(Collected data entries)
+===+
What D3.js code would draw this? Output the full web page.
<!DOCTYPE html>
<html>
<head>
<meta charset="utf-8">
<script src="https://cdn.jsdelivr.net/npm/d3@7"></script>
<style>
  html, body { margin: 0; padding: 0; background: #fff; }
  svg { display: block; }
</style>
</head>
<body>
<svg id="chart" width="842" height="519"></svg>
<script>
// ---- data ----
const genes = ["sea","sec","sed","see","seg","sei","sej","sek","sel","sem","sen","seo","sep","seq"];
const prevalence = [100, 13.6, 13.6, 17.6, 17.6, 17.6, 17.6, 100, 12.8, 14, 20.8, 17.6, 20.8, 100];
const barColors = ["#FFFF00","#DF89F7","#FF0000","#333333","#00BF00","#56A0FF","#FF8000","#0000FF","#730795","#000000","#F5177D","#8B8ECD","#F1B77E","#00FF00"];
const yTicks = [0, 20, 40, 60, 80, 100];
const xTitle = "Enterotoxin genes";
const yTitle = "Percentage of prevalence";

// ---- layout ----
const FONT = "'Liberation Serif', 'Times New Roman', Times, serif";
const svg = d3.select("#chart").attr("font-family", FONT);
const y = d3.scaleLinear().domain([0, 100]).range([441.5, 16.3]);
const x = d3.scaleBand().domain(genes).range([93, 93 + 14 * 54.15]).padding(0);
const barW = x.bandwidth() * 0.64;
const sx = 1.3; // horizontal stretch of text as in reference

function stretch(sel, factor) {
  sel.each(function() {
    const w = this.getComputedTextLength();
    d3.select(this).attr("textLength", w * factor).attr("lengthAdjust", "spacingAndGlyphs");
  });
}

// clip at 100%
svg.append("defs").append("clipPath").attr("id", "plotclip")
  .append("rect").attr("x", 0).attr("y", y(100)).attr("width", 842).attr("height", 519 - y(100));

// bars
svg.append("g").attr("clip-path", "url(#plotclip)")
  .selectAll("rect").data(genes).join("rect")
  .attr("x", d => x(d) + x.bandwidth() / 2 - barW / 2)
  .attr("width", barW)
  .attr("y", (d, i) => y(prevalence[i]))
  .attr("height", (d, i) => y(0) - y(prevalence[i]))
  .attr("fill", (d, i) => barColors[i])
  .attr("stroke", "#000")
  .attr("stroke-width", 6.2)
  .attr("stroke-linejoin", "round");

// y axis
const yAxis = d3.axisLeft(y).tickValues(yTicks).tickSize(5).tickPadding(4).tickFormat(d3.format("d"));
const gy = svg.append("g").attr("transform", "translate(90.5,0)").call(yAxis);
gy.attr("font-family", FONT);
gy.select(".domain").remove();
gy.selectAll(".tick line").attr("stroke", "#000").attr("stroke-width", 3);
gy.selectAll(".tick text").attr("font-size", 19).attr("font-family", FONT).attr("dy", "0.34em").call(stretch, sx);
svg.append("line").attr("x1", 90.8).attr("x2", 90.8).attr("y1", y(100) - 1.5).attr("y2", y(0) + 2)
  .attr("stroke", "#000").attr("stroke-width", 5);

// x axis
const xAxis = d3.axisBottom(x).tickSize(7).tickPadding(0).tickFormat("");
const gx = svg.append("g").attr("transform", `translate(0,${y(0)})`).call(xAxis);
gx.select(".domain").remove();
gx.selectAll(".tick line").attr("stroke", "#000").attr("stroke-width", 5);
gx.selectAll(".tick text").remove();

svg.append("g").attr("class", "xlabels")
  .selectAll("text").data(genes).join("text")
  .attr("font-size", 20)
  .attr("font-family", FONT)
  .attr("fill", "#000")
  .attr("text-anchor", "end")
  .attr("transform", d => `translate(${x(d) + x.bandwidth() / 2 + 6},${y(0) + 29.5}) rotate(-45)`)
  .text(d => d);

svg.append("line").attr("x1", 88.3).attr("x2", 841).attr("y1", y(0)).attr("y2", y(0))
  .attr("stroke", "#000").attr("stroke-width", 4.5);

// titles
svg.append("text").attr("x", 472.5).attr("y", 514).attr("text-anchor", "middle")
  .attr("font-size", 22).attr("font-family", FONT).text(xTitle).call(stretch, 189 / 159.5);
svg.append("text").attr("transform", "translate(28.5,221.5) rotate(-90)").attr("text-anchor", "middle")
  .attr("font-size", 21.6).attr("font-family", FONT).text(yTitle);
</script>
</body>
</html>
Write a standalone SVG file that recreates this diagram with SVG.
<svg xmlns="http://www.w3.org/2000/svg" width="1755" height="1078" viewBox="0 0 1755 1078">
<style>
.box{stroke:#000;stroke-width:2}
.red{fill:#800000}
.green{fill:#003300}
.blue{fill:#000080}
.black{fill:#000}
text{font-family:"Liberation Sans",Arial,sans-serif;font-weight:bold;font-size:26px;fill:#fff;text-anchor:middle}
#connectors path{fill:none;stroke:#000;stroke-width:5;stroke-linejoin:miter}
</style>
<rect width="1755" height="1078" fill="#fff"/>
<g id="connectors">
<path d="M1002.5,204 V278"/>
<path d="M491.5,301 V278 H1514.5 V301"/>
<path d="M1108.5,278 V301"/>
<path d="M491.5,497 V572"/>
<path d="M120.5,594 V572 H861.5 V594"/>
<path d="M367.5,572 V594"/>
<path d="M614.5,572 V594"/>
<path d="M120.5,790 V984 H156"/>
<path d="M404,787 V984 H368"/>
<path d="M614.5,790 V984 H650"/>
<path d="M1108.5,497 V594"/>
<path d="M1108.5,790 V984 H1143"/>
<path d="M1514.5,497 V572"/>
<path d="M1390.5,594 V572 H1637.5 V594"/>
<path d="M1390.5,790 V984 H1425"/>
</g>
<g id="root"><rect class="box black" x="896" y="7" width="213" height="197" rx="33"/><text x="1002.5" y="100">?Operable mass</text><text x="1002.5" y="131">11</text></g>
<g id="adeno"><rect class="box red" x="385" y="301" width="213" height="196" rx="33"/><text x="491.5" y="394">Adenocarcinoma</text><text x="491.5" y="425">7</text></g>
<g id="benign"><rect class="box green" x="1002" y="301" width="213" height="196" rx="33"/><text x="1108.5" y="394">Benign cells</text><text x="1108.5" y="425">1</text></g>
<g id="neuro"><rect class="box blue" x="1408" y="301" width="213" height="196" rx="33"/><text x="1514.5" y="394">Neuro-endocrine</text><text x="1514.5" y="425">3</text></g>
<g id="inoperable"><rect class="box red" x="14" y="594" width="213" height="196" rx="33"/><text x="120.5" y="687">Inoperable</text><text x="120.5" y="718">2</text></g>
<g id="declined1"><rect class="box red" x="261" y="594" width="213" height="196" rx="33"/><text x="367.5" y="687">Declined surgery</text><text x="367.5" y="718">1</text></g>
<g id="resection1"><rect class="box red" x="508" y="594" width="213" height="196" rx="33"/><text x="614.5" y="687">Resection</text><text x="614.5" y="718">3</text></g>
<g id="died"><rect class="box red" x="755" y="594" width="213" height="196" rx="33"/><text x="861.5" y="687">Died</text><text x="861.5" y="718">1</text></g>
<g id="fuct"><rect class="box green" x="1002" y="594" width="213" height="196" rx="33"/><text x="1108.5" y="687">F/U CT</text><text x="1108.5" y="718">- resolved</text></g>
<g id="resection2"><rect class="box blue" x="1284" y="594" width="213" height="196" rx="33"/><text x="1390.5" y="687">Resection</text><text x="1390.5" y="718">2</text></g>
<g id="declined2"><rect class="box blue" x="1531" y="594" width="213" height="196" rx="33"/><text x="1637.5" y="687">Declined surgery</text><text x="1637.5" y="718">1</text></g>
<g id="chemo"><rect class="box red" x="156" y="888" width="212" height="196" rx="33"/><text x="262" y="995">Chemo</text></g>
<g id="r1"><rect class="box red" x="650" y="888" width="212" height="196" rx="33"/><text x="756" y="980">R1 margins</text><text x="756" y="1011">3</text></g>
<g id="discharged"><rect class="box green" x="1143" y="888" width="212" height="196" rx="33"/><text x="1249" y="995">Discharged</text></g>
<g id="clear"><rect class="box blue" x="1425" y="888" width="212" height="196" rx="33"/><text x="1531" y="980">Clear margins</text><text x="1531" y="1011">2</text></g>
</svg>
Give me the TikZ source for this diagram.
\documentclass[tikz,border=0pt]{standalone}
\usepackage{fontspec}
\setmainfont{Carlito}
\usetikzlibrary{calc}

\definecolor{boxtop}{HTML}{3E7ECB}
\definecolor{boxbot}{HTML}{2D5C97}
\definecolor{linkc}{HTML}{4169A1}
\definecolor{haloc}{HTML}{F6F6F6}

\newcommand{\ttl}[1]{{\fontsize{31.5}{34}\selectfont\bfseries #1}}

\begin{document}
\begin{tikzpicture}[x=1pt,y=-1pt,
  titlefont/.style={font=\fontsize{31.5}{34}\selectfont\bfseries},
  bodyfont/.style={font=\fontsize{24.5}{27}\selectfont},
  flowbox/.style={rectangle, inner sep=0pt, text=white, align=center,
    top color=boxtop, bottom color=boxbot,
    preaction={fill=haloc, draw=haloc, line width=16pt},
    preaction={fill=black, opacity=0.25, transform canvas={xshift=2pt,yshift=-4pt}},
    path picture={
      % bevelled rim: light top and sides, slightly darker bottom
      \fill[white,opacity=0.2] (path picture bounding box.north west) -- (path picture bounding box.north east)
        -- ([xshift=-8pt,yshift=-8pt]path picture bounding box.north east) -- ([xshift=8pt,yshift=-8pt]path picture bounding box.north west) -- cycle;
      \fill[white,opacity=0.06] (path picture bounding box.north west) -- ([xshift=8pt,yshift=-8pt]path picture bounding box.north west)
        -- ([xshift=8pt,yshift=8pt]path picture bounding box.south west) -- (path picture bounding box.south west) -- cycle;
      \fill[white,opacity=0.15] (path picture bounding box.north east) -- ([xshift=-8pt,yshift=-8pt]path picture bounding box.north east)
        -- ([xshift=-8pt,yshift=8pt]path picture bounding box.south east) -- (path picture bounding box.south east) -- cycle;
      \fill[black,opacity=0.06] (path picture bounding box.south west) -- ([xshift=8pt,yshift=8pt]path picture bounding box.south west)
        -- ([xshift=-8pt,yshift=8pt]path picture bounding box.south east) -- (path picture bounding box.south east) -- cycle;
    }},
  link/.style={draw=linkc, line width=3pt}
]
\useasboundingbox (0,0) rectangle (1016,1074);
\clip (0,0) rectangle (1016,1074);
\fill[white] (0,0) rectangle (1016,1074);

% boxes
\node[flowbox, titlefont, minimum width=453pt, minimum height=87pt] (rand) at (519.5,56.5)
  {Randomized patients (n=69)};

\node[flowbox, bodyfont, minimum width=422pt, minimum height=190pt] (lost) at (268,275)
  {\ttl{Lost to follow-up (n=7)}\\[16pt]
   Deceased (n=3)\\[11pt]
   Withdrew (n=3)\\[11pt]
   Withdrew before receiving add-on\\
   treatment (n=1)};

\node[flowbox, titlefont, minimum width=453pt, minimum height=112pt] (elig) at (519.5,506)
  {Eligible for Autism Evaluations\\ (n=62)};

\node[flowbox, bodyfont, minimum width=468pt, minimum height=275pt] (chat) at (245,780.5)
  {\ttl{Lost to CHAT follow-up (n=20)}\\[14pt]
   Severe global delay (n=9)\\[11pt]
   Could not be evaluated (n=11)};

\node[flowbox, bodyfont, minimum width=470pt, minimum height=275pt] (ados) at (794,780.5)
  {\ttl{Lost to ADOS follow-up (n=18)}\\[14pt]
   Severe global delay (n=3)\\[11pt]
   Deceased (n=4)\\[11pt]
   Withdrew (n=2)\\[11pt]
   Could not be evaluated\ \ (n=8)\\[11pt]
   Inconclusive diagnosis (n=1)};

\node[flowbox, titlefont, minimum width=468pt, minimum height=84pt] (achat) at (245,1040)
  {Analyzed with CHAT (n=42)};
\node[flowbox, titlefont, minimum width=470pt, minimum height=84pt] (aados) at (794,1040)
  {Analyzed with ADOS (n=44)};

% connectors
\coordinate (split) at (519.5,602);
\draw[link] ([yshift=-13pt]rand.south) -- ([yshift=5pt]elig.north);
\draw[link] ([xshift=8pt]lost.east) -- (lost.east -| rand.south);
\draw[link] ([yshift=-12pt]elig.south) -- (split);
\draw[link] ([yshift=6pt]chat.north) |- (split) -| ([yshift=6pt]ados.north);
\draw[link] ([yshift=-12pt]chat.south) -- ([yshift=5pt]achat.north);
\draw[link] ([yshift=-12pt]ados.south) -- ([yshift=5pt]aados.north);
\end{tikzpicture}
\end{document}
+===+
(Aim)
Work through the records line by line and tally those with the word "draw". Report only the total.

(Finished task)
9